Adding both branches of a second point to the above example will solve the problem. Add two points and the problem will remain.
Any number of points, where the tip and only one branch takes part of the closed network, can be added without impact on the power supply problem.
Observe that this problem cannot be solved by using AC instead of DC.
Closed networks having an odd number of points where both branches are in the loop, yields another but very related problem: Direction becomes ambiguous. A train driving with its front in direction up will after passing one round be driving with its front in direction down.

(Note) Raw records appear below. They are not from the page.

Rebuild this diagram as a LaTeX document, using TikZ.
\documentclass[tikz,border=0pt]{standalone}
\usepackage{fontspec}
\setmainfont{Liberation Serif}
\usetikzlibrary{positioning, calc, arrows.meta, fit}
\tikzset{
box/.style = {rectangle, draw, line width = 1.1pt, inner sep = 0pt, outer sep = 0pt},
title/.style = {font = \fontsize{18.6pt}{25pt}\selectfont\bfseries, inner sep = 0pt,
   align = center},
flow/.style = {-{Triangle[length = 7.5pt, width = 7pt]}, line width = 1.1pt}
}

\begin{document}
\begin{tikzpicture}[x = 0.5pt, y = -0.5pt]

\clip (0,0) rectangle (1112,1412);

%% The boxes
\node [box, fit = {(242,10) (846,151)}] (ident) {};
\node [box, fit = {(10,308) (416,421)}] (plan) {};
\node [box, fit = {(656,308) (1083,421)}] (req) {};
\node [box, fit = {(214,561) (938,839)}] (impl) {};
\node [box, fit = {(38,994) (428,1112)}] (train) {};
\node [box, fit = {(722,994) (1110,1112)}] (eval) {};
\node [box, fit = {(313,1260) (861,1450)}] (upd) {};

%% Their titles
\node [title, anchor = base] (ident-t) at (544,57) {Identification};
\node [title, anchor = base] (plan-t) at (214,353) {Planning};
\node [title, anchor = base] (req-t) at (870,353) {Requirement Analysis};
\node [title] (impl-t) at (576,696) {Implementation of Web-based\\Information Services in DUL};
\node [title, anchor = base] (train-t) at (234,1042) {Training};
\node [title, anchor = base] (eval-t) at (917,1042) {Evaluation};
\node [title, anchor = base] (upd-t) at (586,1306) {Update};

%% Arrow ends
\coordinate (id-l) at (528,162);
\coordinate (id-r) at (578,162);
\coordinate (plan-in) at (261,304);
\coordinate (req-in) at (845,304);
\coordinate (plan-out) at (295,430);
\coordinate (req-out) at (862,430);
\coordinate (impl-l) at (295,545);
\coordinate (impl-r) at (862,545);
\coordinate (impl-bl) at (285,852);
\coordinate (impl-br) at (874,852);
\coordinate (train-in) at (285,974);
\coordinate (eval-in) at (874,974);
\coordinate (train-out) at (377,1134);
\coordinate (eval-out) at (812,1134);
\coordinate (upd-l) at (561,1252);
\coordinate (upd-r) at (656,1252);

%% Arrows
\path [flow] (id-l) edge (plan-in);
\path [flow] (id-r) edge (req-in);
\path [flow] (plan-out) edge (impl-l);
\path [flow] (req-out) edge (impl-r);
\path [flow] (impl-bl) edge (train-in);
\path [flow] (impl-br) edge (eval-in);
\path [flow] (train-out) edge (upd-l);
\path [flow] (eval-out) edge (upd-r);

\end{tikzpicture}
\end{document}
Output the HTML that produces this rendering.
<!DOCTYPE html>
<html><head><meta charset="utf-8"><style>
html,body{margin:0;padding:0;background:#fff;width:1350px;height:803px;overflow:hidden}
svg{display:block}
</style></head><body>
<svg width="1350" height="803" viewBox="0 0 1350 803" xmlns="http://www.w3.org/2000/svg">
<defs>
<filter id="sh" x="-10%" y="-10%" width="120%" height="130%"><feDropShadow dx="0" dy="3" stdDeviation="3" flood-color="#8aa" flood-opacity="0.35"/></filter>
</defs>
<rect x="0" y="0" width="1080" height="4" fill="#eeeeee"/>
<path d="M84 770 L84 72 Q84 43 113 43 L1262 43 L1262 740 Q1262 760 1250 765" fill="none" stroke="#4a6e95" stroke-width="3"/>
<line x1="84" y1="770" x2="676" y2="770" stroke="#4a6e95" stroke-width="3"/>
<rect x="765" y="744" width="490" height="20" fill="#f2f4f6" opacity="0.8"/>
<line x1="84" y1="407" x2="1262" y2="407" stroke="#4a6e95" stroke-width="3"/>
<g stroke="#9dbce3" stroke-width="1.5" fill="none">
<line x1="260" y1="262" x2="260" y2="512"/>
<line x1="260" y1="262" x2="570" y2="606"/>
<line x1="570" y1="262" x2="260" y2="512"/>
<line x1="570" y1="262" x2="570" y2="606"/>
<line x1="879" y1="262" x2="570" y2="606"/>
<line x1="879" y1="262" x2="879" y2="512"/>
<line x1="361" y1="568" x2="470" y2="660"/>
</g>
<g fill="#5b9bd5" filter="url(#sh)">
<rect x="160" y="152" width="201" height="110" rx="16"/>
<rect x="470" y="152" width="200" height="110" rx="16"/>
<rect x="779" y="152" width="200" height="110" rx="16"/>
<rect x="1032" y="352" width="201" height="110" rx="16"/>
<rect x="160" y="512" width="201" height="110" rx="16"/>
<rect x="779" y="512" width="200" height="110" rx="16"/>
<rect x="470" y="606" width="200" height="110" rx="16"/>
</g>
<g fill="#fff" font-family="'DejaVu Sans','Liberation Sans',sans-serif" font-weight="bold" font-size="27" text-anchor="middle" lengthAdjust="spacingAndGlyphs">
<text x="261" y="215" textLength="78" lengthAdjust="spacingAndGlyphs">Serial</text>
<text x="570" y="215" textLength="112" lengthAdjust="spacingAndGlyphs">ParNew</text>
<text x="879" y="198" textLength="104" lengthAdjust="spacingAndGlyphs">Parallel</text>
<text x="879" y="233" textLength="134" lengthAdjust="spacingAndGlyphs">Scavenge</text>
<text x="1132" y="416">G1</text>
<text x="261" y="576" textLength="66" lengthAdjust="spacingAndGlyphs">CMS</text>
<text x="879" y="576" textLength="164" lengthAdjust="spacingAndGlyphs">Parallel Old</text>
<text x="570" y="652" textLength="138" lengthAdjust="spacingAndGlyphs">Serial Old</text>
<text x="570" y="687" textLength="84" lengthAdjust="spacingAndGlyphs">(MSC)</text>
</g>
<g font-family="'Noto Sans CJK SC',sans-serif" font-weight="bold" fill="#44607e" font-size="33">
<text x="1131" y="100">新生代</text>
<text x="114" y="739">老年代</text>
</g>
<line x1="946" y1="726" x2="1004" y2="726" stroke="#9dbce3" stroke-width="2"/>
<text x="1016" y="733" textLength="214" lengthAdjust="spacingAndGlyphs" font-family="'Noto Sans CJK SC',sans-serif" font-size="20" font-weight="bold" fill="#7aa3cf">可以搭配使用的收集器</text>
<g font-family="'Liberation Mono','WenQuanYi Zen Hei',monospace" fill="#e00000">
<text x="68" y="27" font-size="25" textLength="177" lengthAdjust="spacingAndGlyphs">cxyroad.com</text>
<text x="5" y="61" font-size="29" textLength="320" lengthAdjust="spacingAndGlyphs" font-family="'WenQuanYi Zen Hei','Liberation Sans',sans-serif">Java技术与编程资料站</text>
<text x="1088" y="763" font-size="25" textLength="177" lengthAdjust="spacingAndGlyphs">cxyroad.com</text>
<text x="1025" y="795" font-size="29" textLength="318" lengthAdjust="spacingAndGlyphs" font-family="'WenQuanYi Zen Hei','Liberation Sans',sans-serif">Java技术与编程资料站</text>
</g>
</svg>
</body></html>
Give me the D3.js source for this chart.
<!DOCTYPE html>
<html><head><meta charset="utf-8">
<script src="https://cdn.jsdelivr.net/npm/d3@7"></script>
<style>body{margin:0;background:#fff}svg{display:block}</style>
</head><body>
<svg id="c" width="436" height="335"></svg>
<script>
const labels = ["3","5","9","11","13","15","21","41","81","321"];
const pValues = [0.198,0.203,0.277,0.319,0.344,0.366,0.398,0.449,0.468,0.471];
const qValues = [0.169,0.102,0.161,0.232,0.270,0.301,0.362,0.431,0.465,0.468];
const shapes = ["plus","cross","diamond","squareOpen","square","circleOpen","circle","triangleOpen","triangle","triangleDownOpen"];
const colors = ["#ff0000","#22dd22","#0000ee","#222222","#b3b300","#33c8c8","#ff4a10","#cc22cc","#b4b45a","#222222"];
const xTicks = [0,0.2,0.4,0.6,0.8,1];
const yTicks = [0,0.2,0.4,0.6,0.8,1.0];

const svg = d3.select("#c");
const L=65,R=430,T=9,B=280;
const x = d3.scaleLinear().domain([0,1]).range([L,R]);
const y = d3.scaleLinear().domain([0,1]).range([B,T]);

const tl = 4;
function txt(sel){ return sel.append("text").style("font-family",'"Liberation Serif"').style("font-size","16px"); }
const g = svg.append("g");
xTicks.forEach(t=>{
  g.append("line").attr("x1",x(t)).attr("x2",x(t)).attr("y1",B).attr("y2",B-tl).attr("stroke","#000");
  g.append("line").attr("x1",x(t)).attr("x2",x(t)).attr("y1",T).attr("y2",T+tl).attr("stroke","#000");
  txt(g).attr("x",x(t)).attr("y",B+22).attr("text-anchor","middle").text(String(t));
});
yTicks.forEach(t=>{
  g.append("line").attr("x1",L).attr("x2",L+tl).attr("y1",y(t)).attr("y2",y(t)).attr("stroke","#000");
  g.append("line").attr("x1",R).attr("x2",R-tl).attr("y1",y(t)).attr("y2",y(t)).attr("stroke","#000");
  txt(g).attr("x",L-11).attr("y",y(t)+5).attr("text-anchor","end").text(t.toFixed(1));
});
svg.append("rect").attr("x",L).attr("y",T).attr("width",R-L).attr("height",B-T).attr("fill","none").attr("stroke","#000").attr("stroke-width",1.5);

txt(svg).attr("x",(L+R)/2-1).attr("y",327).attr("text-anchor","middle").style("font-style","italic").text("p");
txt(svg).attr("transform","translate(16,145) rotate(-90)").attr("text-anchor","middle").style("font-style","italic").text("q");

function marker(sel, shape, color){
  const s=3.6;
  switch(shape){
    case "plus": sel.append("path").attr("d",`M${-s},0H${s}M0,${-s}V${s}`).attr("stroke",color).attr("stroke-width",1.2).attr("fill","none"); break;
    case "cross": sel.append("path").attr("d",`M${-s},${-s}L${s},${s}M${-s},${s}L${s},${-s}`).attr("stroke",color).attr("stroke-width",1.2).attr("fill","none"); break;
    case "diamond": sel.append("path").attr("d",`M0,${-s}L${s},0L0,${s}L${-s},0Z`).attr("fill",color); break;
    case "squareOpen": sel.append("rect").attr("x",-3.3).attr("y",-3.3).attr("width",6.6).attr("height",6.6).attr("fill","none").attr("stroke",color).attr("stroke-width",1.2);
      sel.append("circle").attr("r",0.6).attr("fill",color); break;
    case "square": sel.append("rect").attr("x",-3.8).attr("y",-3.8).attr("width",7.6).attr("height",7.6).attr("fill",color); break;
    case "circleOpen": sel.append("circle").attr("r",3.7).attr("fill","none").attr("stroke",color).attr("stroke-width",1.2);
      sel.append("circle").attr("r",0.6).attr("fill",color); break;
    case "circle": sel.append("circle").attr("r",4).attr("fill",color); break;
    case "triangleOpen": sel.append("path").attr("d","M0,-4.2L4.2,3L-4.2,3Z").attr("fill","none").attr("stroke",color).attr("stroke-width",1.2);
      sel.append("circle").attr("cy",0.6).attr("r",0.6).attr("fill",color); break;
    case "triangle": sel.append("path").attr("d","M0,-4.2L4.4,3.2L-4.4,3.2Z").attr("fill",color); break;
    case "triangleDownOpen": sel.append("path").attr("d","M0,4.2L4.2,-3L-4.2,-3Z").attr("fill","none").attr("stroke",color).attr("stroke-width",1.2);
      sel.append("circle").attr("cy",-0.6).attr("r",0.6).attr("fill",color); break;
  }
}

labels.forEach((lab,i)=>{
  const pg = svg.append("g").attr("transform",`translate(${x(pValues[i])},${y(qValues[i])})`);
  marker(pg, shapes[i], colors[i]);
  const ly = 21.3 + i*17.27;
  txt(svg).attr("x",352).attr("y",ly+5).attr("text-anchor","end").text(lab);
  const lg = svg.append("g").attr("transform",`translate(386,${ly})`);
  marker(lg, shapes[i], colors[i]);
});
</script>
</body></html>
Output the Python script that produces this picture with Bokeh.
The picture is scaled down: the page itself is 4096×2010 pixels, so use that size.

Polarity and direction swap
Proposal for a future concept allowing loops with odd numbers of points:
A simple way of preventing the short circuit is by making a short cut in the two rails of the loop. However the wheels of a passing train will still short circuit the power supply. And the direction issue is not solved.
Instead an active system that will swap the polarity “under” the train is proposed.
A dedicated part of the track will be used for dynamically swapping the polarity and changing the direction definition. This part will be divided into three electrically insulated sections A, B and C.
Section B - being located between A and C - will be used for changing polarity and direction definition under the train. Section A and C will form insulated sections between B and the remaining network preventing the wheels from short circuiting the power. Only when a train is to pass from section B to the network, section A or C (depending on the driving direction) will be temporarily powered - given that the polarity of B and the polarity of the next track are aligned.
Polarity and direction change “on the fly” is currently not foreseen. Instead the train has to stop at section B await the change and then continue. Train operation will be governed by signals controlling entry to and exit from the polarity swapping area.
Shunting over this part of the network is not foreseen.
Each of section A, B and C has to be longer than the maximum distance of any electrically connected wheels. The length of section B must allow for the train to brake within section B.